▶ [DATA BLOCK]:

Begin

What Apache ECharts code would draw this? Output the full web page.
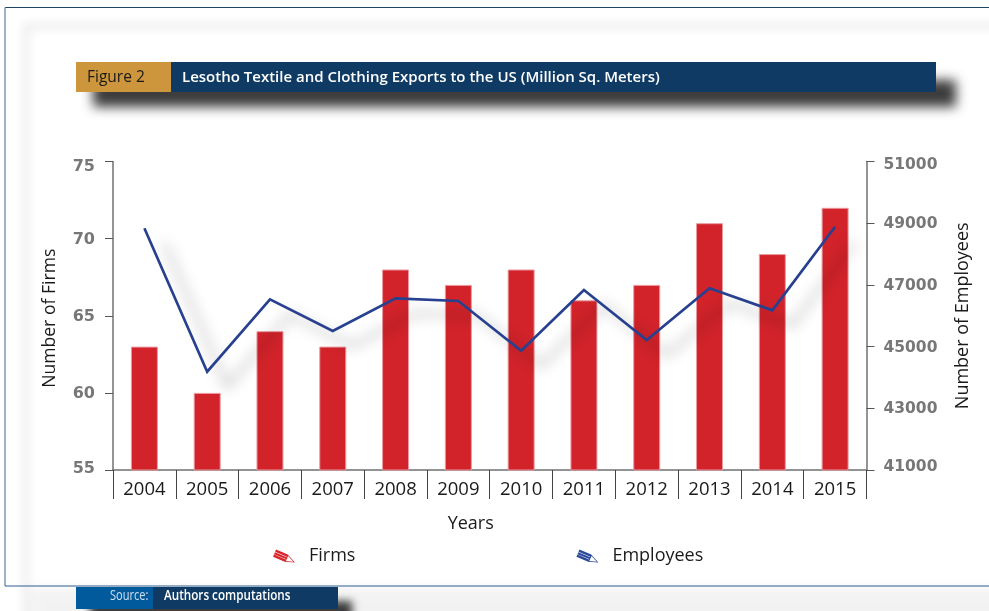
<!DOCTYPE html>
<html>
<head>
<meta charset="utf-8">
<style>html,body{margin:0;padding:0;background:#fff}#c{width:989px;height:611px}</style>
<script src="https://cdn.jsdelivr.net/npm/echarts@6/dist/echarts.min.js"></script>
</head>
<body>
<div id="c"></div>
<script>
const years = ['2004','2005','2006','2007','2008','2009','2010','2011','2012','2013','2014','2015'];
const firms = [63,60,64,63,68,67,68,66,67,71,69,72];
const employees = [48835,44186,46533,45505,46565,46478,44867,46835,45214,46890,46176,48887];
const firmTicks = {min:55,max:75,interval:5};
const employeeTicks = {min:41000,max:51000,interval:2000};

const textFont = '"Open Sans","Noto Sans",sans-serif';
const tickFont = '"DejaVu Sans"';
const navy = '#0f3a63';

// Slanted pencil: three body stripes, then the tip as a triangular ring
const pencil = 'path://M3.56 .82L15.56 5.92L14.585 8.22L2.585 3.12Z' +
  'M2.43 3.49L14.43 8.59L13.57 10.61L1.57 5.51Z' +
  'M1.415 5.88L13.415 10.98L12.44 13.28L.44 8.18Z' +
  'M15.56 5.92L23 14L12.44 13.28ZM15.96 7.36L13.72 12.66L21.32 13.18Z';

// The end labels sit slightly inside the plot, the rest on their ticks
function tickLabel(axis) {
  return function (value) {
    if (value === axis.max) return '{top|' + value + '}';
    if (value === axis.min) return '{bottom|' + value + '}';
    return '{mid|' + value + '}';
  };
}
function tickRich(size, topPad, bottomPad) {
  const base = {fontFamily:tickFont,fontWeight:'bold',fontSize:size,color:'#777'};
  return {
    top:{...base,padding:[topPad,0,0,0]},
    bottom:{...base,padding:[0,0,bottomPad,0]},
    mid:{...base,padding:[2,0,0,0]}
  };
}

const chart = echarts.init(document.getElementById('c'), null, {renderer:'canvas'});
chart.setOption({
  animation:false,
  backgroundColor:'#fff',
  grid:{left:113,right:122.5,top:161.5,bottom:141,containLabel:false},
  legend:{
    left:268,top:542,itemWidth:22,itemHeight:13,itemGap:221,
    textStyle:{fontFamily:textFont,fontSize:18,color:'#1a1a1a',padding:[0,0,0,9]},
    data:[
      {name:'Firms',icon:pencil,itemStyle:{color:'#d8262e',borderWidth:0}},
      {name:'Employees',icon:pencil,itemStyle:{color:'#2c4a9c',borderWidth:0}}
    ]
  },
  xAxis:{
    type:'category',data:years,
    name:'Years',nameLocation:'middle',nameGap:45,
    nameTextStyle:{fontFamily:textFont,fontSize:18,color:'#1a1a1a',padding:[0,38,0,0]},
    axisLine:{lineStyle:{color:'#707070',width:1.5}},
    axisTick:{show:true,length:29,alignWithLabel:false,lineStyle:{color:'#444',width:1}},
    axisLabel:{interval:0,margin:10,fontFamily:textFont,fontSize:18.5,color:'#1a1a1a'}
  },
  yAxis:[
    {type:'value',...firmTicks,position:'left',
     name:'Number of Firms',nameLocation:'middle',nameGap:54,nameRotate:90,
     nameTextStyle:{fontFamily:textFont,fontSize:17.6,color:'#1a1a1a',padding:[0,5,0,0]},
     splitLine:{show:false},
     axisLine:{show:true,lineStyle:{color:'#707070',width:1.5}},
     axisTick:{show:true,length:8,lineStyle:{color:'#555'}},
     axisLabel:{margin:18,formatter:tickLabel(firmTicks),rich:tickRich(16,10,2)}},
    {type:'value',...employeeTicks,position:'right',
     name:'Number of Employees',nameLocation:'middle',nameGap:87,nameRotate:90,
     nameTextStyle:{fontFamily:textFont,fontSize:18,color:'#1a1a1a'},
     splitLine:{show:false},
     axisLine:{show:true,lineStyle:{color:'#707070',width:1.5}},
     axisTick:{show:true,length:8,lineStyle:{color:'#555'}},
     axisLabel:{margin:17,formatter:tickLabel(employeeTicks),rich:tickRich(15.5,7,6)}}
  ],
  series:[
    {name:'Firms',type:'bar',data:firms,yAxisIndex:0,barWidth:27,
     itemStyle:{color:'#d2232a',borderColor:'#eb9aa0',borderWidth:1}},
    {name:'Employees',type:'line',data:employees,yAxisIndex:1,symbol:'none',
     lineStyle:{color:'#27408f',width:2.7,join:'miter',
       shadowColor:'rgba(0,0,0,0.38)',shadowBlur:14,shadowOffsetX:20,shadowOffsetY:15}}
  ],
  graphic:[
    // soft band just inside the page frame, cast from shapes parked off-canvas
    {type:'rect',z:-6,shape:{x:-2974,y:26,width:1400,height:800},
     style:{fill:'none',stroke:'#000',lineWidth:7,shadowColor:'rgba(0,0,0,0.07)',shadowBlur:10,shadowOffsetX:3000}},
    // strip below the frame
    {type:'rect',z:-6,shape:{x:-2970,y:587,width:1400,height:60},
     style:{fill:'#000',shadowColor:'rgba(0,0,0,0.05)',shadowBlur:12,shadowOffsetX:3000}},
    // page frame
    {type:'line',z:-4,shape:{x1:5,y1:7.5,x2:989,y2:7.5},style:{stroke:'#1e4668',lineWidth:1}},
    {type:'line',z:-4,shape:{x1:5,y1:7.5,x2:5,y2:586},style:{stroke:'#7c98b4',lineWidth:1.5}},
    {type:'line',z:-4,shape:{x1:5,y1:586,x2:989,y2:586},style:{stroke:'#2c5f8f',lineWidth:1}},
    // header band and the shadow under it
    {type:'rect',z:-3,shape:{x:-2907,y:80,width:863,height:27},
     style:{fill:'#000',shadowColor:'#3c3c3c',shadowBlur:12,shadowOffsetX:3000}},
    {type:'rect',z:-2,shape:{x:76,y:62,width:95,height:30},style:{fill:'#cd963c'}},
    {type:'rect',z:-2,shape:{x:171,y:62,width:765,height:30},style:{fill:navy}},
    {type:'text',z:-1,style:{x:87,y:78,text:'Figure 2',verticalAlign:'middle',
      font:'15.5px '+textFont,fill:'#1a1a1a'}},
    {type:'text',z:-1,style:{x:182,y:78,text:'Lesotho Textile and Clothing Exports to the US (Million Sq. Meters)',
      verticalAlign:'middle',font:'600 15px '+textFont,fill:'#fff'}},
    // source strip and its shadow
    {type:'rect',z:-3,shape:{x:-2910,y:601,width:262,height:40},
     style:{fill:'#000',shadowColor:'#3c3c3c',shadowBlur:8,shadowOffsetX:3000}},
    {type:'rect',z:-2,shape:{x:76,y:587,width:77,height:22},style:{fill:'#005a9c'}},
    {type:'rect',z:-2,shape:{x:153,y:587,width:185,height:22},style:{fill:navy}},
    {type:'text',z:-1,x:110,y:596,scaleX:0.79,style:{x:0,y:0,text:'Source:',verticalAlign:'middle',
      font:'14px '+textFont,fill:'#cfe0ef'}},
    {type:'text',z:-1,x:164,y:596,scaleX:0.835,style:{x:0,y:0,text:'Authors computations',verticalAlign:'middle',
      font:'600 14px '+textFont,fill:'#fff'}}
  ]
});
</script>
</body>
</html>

End

▶ [TASK DESCRIPTION]:
Images should not appear in the copy; retype the listing above exactly.

▶ [EXERCISE ANSWER]:
What Apache ECharts code would draw this? Output the full web page.
<!DOCTYPE html>
<html>
<head>
<meta charset="utf-8">
<style>html,body{margin:0;padding:0;background:#fff}#c{width:989px;height:611px}</style>
<script src="https://cdn.jsdelivr.net/npm/echarts@6/dist/echarts.min.js"></script>
</head>
<body>
<div id="c"></div>
<script>
const years = ['2004','2005','2006','2007','2008','2009','2010','2011','2012','2013','2014','2015'];
const firms = [63,60,64,63,68,67,68,66,67,71,69,72];
const employees = [48835,44186,46533,45505,46565,46478,44867,46835,45214,46890,46176,48887];
const firmTicks = {min:55,max:75,interval:5};
const employeeTicks = {min:41000,max:51000,interval:2000};

const textFont = '"Open Sans","Noto Sans",sans-serif';
const tickFont = '"DejaVu Sans"';
const navy = '#0f3a63';

// Slanted pencil: three body stripes, then the tip as a triangular ring
const pencil = 'path://M3.56 .82L15.56 5.92L14.585 8.22L2.585 3.12Z' +
  'M2.43 3.49L14.43 8.59L13.57 10.61L1.57 5.51Z' +
  'M1.415 5.88L13.415 10.98L12.44 13.28L.44 8.18Z' +
  'M15.56 5.92L23 14L12.44 13.28ZM15.96 7.36L13.72 12.66L21.32 13.18Z';

// The end labels sit slightly inside the plot, the rest on their ticks
function tickLabel(axis) {
  return function (value) {
    if (value === axis.max) return '{top|' + value + '}';
    if (value === axis.min) return '{bottom|' + value + '}';
    return '{mid|' + value + '}';
  };
}
function tickRich(size, topPad, bottomPad) {
  const base = {fontFamily:tickFont,fontWeight:'bold',fontSize:size,color:'#777'};
  return {
    top:{...base,padding:[topPad,0,0,0]},
    bottom:{...base,padding:[0,0,bottomPad,0]},
    mid:{...base,padding:[2,0,0,0]}
  };
}

const chart = echarts.init(document.getElementById('c'), null, {renderer:'canvas'});
chart.setOption({
  animation:false,
  backgroundColor:'#fff',
  grid:{left:113,right:122.5,top:161.5,bottom:141,containLabel:false},
  legend:{
    left:268,top:542,itemWidth:22,itemHeight:13,itemGap:221,
    textStyle:{fontFamily:textFont,fontSize:18,color:'#1a1a1a',padding:[0,0,0,9]},
    data:[
      {name:'Firms',icon:pencil,itemStyle:{color:'#d8262e',borderWidth:0}},
      {name:'Employees',icon:pencil,itemStyle:{color:'#2c4a9c',borderWidth:0}}
    ]
  },
  xAxis:{
    type:'category',data:years,
    name:'Years',nameLocation:'middle',nameGap:45,
    nameTextStyle:{fontFamily:textFont,fontSize:18,color:'#1a1a1a',padding:[0,38,0,0]},
    axisLine:{lineStyle:{color:'#707070',width:1.5}},
    axisTick:{show:true,length:29,alignWithLabel:false,lineStyle:{color:'#444',width:1}},
    axisLabel:{interval:0,margin:10,fontFamily:textFont,fontSize:18.5,color:'#1a1a1a'}
  },
  yAxis:[
    {type:'value',...firmTicks,position:'left',
     name:'Number of Firms',nameLocation:'middle',nameGap:54,nameRotate:90,
     nameTextStyle:{fontFamily:textFont,fontSize:17.6,color:'#1a1a1a',padding:[0,5,0,0]},
     splitLine:{show:false},
     axisLine:{show:true,lineStyle:{color:'#707070',width:1.5}},
     axisTick:{show:true,length:8,lineStyle:{color:'#555'}},
     axisLabel:{margin:18,formatter:tickLabel(firmTicks),rich:tickRich(16,10,2)}},
    {type:'value',...employeeTicks,position:'right',
     name:'Number of Employees',nameLocation:'middle',nameGap:87,nameRotate:90,
     nameTextStyle:{fontFamily:textFont,fontSize:18,color:'#1a1a1a'},
     splitLine:{show:false},
     axisLine:{show:true,lineStyle:{color:'#707070',width:1.5}},
     axisTick:{show:true,length:8,lineStyle:{color:'#555'}},
     axisLabel:{margin:17,formatter:tickLabel(employeeTicks),rich:tickRich(15.5,7,6)}}
  ],
  series:[
    {name:'Firms',type:'bar',data:firms,yAxisIndex:0,barWidth:27,
     itemStyle:{color:'#d2232a',borderColor:'#eb9aa0',borderWidth:1}},
    {name:'Employees',type:'line',data:employees,yAxisIndex:1,symbol:'none',
     lineStyle:{color:'#27408f',width:2.7,join:'miter',
       shadowColor:'rgba(0,0,0,0.38)',shadowBlur:14,shadowOffsetX:20,shadowOffsetY:15}}
  ],
  graphic:[
    // soft band just inside the page frame, cast from shapes parked off-canvas
    {type:'rect',z:-6,shape:{x:-2974,y:26,width:1400,height:800},
     style:{fill:'none',stroke:'#000',lineWidth:7,shadowColor:'rgba(0,0,0,0.07)',shadowBlur:10,shadowOffsetX:3000}},
    // strip below the frame
    {type:'rect',z:-6,shape:{x:-2970,y:587,width:1400,height:60},
     style:{fill:'#000',shadowColor:'rgba(0,0,0,0.05)',shadowBlur:12,shadowOffsetX:3000}},
    // page frame
    {type:'line',z:-4,shape:{x1:5,y1:7.5,x2:989,y2:7.5},style:{stroke:'#1e4668',lineWidth:1}},
    {type:'line',z:-4,shape:{x1:5,y1:7.5,x2:5,y2:586},style:{stroke:'#7c98b4',lineWidth:1.5}},
    {type:'line',z:-4,shape:{x1:5,y1:586,x2:989,y2:586},style:{stroke:'#2c5f8f',lineWidth:1}},
    // header band and the shadow under it
    {type:'rect',z:-3,shape:{x:-2907,y:80,width:863,height:27},
     style:{fill:'#000',shadowColor:'#3c3c3c',shadowBlur:12,shadowOffsetX:3000}},
    {type:'rect',z:-2,shape:{x:76,y:62,width:95,height:30},style:{fill:'#cd963c'}},
    {type:'rect',z:-2,shape:{x:171,y:62,width:765,height:30},style:{fill:navy}},
    {type:'text',z:-1,style:{x:87,y:78,text:'Figure 2',verticalAlign:'middle',
      font:'15.5px '+textFont,fill:'#1a1a1a'}},
    {type:'text',z:-1,style:{x:182,y:78,text:'Lesotho Textile and Clothing Exports to the US (Million Sq. Meters)',
      verticalAlign:'middle',font:'600 15px '+textFont,fill:'#fff'}},
    // source strip and its shadow
    {type:'rect',z:-3,shape:{x:-2910,y:601,width:262,height:40},
     style:{fill:'#000',shadowColor:'#3c3c3c',shadowBlur:8,shadowOffsetX:3000}},
    {type:'rect',z:-2,shape:{x:76,y:587,width:77,height:22},style:{fill:'#005a9c'}},
    {type:'rect',z:-2,shape:{x:153,y:587,width:185,height:22},style:{fill:navy}},
    {type:'text',z:-1,x:110,y:596,scaleX:0.79,style:{x:0,y:0,text:'Source:',verticalAlign:'middle',
      font:'14px '+textFont,fill:'#cfe0ef'}},
    {type:'text',z:-1,x:164,y:596,scaleX:0.835,style:{x:0,y:0,text:'Authors computations',verticalAlign:'middle',
      font:'600 14px '+textFont,fill:'#fff'}}
  ]
});
</script>
</body>
</html>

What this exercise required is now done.